30.7.11

Ignorance and Faith

Ignorance and faith are a powerful combination.  It is what is keeping most of this country from worrying and rioting over the debt ceiling debate, which must be solved by Tuesday or their will be dire consequences.  Hell, there's actually been consequences already and more are sure to come regardless of whether or not an agreement is reached, but people haven't seemed to notice.

I bet our leaders are real glad this isn't Greece or the masses would be at their doors demanding their heads ... and they should be.

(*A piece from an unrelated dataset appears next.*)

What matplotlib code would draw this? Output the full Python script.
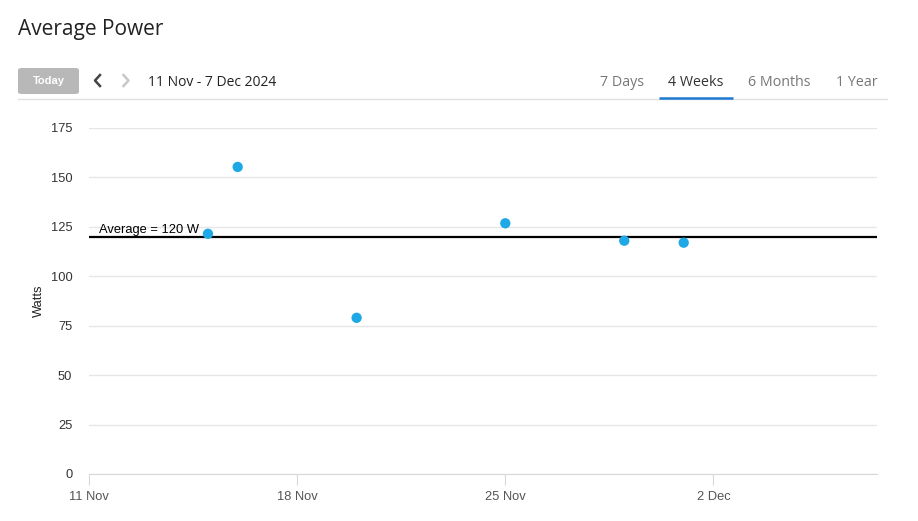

As of this writing, the stock market has seen a six day sell off.  Earlier in the week Wall Street's movers and shakers were saying "don't worry," and I was saying that when that was said was the time to worry, and investors did.  Six days of pulling money out of the stock market because they fear Washington won't reach an agreement.  Others are confident a deal will be reached.  Why they are this confident is unknown. What they base this on other than ignorance and fear is also unknown.  But let's pretend for a moment a deal is reached (and one may be, but I see no solid evidence of that happening and neither do investors), in some ways it really doesn't matter.

If a deal is reached by Tuesday, America gets to keep paying its bills.  Forty percent of its bills are paid for by credit, so that 40% will be solid.  In other words, your grandmother keeps getting her Social Security checks, the VA doesn't shut down, soldiers will get paid, doctors who accept Medicaid will be reimbursed.  If a deal isn't reached, all of those things are up in the air and more.  But if a deal is reached, the stock market has already declined, a slowly growing economy is growing even more slowly, and it looks like America's credit rating will still take a hit because the people elected (mainly Tea Party Parrots whose negotiating skills are learned directly from children, and Republicans who let their closet racism get in the way) decided to play bullshit games with something the rest of the world finds very important, particularly one of our biggest lenders, China.  If the credit rating is lowered, interests rates go up.  That only really effects people who have things like credit cards, or are buying a house, or sending a kid to college, or are borrowing money.

Ignorance and faith are keeping people from storming the gates, but they aren't keeping people from pulling their investments and buying gold and silver.  Maybe when their credit cards skyrocket and their retirement disappears they'll care, but by then it will be too late, and those people who said everything will work out (they were so sure) will say, "What the fuck happened?"  The writing is on the wall, and if the debt ceiling is raised for a short six-month term, we're going to face this all over again in an election period.  If things are this difficult now, imagine how bad they will be then.

California, in a rare step of forward thinking, has borrowed five billion plus dollars to offset the financial crisis that will arise if the government defaults.  California rarely does anything on time or with long term planning.  This time, however, it has, and it could save our schools from closure and those on Medi-Cal from being denied services.  I have not seen reports of other states doing this.  Maybe they are part of the group that believes all will be well come August 3, the day after an agreement must be reached.

I don't have a crystal ball to see into the future.  I know the debt ceiling debate has never reached this point before.  I don't expect the leaders to make everything all right because I don't have faith in them.  I'm also not ignoring this very important subject.  I've been watching it like a hawk because it will effect my life.  I'll leave ignorance and faith to the ignorant and delusional.  When the banks limit your withdrawals and your credit card bills suddenly take 200 years to pay off, you can get mad.  In the meantime, though, continue watching reality TV.  That "reality" seems much better than what is playing out in Washington.